## What you will do
Spot each line in the records below where the word "this" occurs, then copy it.

Code that draws figures:

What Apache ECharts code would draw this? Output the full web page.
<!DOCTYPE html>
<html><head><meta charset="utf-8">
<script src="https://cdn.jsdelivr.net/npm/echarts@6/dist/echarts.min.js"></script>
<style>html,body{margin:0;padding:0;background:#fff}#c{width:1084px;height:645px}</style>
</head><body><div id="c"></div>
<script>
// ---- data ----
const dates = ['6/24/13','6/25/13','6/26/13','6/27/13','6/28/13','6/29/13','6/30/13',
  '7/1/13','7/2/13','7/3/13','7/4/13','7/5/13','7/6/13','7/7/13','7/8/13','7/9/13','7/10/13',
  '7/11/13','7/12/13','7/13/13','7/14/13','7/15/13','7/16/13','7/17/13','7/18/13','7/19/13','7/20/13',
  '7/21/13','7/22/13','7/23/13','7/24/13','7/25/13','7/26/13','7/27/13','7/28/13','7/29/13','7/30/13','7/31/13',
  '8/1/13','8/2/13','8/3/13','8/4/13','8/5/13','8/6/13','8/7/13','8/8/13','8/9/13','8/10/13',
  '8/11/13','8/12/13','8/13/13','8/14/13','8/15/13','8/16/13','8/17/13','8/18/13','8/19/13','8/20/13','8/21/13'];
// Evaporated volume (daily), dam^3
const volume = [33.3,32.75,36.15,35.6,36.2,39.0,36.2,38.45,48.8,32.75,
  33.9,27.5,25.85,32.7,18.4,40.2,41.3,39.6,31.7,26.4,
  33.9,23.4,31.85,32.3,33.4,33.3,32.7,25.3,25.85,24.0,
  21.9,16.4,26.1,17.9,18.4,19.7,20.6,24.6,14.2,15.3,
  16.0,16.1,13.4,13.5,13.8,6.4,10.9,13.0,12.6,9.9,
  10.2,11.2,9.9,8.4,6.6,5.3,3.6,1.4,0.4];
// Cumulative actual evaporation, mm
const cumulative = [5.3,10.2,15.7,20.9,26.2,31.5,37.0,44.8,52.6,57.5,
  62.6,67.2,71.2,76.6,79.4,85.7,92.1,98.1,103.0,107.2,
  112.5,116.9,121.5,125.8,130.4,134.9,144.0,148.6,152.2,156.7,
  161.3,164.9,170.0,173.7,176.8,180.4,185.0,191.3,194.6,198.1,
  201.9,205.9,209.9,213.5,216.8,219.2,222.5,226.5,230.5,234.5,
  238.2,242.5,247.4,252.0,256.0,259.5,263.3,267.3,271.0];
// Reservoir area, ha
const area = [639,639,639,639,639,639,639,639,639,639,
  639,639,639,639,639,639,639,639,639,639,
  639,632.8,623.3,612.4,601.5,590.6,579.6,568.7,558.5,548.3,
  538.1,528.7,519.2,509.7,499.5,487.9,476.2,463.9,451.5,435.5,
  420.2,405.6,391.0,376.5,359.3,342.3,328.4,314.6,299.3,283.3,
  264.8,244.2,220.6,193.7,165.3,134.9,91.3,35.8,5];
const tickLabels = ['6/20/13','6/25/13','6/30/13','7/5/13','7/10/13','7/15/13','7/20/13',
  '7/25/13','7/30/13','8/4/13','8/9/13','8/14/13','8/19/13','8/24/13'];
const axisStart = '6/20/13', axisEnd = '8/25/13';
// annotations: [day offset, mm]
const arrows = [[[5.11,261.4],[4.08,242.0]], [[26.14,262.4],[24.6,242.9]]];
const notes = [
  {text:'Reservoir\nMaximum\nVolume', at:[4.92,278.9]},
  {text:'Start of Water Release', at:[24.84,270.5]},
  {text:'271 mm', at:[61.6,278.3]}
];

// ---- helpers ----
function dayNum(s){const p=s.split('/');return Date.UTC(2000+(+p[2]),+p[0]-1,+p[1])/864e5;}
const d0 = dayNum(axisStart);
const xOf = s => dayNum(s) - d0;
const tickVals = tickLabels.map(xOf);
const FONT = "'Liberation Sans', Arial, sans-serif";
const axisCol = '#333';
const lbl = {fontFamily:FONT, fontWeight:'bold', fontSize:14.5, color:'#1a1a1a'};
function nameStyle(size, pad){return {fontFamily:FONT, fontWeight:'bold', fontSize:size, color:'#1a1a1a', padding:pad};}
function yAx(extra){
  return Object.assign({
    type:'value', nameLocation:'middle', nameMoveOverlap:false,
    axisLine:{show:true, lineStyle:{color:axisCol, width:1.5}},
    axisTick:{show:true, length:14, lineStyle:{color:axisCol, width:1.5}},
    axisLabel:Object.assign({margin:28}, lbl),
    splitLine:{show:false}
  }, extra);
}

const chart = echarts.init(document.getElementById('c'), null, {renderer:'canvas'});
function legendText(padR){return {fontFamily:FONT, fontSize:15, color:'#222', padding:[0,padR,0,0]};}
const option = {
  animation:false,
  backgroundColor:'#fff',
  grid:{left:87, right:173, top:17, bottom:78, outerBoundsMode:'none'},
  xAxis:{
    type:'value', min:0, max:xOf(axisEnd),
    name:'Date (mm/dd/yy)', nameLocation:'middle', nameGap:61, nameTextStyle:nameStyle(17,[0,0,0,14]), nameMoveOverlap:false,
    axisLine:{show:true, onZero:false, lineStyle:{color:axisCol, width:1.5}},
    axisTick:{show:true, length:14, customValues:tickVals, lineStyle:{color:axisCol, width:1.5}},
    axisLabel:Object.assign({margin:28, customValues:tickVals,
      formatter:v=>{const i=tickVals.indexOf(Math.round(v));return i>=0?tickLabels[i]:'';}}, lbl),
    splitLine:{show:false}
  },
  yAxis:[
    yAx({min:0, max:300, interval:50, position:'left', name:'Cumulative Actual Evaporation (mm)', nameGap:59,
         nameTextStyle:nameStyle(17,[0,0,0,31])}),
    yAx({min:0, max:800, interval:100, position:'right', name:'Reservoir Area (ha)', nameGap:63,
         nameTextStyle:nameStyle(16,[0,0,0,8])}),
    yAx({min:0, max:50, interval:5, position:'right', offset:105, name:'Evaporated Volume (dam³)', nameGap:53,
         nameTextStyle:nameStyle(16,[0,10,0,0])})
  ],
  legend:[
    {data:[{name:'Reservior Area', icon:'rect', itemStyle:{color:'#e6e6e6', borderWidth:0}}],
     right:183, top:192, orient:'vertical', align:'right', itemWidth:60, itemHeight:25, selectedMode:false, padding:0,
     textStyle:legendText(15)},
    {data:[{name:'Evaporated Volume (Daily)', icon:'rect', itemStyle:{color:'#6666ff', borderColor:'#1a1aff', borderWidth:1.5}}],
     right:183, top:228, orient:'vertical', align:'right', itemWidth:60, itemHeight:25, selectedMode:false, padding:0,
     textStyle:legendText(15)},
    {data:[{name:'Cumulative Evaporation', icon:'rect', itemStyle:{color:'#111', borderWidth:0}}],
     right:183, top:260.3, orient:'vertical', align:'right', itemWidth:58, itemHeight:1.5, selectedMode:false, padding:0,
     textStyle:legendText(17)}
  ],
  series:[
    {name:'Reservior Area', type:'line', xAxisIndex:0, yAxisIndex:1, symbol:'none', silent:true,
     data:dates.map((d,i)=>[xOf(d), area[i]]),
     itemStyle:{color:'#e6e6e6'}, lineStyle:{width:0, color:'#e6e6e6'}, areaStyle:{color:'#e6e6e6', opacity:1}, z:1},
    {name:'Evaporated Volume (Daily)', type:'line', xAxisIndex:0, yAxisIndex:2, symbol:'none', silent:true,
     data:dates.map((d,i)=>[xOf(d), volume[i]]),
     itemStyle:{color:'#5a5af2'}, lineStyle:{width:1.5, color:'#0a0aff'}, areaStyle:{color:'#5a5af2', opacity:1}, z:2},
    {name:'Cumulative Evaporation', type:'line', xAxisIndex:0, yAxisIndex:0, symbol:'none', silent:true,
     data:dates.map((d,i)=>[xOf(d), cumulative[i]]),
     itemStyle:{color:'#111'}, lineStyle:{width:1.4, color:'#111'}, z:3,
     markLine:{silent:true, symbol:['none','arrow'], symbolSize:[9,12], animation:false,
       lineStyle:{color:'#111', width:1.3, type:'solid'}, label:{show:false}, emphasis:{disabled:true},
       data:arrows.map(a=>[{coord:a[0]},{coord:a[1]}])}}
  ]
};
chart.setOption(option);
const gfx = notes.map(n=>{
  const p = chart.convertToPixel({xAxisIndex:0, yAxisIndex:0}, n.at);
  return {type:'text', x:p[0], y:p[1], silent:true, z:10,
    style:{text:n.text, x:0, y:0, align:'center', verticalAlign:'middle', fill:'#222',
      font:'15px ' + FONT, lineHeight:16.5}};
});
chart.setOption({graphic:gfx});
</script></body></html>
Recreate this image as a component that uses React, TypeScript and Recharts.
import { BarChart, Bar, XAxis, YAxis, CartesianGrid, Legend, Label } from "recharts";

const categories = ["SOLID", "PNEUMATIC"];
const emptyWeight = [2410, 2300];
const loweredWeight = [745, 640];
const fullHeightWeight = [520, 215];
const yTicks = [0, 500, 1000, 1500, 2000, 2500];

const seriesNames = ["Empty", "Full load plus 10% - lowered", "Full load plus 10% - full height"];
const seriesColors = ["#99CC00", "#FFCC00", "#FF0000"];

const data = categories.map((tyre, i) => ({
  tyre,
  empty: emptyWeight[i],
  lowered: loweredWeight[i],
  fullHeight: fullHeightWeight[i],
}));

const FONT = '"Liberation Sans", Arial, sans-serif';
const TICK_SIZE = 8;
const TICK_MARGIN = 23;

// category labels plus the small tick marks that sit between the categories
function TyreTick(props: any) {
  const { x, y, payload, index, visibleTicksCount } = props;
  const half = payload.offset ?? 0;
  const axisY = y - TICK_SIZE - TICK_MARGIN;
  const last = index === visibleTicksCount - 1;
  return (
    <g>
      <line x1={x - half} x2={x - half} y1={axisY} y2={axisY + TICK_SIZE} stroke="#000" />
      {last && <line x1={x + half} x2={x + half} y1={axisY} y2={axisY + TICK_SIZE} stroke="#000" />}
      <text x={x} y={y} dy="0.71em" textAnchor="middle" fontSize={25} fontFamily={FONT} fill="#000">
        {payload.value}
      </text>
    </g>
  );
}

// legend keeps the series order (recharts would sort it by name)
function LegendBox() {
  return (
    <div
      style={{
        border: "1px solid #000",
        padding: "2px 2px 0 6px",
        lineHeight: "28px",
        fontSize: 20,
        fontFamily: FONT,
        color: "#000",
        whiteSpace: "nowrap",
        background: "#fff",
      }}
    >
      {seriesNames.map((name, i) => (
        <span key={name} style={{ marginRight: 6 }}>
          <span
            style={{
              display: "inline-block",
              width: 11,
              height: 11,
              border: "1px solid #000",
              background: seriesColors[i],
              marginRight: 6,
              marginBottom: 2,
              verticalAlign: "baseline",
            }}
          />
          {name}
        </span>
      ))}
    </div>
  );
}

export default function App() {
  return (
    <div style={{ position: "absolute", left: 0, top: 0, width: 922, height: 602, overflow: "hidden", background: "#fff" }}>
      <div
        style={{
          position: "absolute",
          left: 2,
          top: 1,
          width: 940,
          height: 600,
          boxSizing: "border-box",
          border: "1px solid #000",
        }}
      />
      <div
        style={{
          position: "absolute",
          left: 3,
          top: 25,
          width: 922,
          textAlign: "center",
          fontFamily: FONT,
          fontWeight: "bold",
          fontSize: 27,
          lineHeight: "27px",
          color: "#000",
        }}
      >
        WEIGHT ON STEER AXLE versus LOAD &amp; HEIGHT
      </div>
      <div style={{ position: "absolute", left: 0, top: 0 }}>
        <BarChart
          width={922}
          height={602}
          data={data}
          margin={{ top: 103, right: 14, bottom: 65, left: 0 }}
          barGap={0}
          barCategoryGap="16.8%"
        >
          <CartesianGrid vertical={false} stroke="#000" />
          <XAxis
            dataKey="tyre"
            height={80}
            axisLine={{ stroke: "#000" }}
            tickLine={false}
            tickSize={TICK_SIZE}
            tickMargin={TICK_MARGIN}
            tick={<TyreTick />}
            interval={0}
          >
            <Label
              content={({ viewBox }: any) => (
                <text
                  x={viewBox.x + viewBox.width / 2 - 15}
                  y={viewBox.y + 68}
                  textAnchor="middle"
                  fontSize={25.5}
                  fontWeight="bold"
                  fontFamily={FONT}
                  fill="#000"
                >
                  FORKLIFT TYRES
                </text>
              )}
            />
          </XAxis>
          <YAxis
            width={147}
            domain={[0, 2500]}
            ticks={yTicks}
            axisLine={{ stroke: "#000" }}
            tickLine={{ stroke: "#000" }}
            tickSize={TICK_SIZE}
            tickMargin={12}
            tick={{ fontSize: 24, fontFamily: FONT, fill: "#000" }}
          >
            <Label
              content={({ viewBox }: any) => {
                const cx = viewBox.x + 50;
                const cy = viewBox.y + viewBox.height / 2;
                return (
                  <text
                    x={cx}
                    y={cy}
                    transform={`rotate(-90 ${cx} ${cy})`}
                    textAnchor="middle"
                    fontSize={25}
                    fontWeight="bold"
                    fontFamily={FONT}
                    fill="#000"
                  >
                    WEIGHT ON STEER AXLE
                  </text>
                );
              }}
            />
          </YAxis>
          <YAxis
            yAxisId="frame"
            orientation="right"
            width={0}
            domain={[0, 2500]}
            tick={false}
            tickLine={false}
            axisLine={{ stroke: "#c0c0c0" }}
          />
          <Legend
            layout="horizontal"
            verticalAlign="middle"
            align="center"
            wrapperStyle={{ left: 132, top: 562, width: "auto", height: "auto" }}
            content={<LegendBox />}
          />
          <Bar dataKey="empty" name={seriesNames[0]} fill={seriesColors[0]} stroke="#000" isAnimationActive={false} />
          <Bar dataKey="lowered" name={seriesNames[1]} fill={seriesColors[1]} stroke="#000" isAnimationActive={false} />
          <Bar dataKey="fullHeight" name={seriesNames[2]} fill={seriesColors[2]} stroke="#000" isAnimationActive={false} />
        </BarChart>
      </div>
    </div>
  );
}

## Right answer
What Apache ECharts code would draw this? Output the full web page.
Recreate this image as a component that uses React, TypeScript and Recharts.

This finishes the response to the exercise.